** start of Given information **
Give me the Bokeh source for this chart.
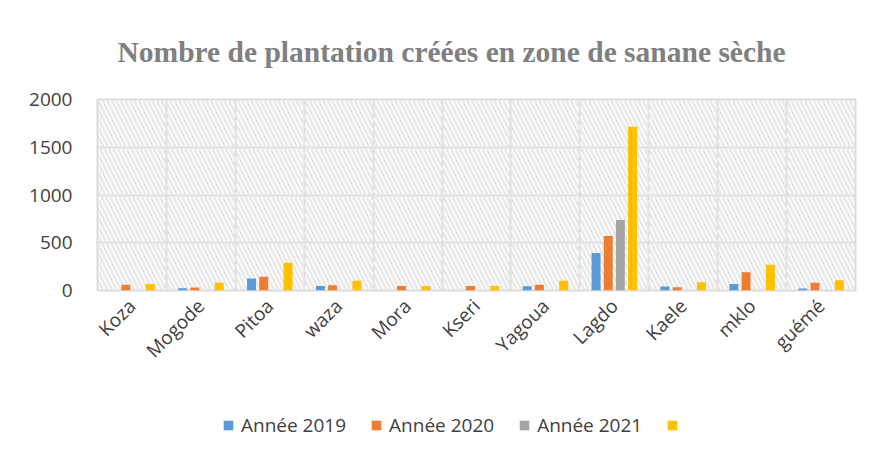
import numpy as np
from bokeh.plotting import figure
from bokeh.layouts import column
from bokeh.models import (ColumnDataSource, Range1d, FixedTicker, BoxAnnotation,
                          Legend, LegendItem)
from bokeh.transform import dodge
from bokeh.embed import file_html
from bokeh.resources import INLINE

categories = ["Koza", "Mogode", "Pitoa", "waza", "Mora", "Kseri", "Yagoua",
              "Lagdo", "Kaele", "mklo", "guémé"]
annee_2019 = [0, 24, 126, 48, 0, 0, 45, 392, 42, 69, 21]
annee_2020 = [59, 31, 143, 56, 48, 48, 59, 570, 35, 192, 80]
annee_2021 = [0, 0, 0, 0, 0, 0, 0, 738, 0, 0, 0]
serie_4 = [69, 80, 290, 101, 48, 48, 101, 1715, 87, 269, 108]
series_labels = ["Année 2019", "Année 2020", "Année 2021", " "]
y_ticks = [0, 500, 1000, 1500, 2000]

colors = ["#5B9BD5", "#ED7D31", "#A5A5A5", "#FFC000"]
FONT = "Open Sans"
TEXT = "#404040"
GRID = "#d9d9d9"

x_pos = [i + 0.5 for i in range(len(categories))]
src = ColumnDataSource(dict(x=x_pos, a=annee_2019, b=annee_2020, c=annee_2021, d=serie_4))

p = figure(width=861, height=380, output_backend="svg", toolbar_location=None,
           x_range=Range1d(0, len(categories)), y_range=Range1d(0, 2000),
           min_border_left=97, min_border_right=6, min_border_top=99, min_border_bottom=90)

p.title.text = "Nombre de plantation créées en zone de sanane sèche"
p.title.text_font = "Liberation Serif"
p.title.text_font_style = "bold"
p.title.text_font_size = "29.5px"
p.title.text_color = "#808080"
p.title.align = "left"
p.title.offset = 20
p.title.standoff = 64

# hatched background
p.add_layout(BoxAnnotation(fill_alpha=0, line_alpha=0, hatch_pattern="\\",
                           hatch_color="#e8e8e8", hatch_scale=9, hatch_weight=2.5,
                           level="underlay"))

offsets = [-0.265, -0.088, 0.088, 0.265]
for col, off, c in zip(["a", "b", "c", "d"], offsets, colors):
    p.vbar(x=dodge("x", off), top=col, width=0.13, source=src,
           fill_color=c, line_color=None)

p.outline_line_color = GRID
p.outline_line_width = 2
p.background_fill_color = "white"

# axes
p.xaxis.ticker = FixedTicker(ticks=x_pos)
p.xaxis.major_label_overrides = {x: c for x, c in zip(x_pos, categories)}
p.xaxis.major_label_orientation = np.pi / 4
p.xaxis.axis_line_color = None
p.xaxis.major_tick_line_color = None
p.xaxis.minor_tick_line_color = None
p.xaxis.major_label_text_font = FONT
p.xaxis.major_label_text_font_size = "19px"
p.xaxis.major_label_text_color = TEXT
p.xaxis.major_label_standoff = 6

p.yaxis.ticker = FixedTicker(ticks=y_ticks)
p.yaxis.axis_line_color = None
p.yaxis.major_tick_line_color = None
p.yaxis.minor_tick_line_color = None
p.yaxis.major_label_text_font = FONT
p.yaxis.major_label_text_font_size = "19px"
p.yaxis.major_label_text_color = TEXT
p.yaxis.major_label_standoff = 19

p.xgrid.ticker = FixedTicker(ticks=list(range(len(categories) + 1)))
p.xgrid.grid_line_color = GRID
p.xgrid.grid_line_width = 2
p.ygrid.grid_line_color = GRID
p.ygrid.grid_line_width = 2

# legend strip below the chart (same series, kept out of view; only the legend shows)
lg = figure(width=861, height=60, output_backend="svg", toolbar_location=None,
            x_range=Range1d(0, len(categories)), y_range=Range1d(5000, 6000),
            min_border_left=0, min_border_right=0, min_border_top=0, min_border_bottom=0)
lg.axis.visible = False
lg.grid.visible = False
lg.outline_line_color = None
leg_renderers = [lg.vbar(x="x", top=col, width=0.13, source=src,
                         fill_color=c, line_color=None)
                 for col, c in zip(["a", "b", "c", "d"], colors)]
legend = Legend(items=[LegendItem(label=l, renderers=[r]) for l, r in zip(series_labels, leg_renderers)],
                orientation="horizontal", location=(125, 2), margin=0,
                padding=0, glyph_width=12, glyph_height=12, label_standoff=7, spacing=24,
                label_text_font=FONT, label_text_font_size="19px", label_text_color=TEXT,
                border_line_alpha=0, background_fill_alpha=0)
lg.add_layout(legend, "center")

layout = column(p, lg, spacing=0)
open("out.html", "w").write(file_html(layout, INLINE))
** end of Given information **
◆ Exercise goal:
Show the lines of the data that hold the word "chart".

◆ Full response:
Give me the Bokeh source for this chart.
# legend strip below the chart (same series, kept out of view; only the legend shows)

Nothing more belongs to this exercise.